I’ve never experienced math in such a way before, where it’s more like solving a puzzle (yay!) than trying to escape from a septic tank with a broken arm (dislike). In fact, I’m getting 100’s on my homework. I’m enjoying going back and making sure I’m being precise and exacting. Such behavior isn’t typical for me.

College is idealized for me, because of books and movies. One of those ideas is it’s supposed to shake you up, and you see what settles. It’s a time of trying on different identities to find elements which best suit you. As I’ve learned about myself this week: I don’t hate camping or math.
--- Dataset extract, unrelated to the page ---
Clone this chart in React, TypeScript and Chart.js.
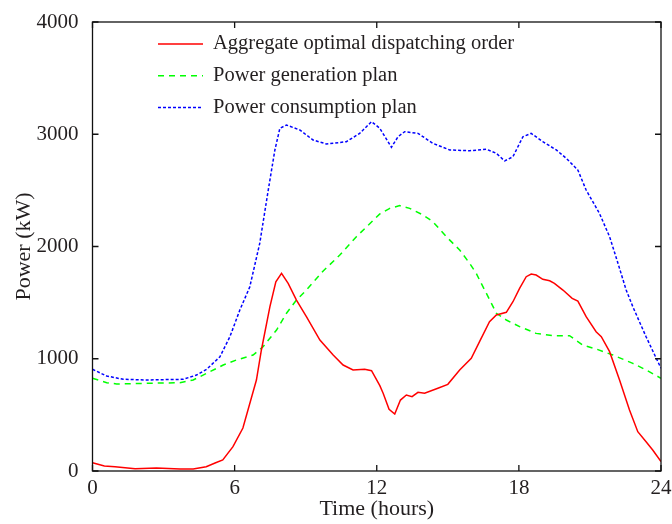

That’s a lot. I’ve gone long periods just surviving, not growing or learning. In my neighborhood, if I had to walk by a bunch of goons, I’d put my hoodie hood up, eyes on the ground 5 feet ahead of me, and keep walking. As long as I kept moving, I was ok, most of the time. If a group of people drove by, threw a big gulp at me, and shouted “FAGGOT!” (which happened at least once a week. Sometimes it was beer bottles), as long as I kept my eyes down and kept going forward, I would make it home.  I walked by a lot of flowers that way.

I don’t have to do that anymore. I can look around and be present and enjoy my journey. I can consider the Earth and her topography. And I don’t have to be shackled with old ideas about myself which no longer fit.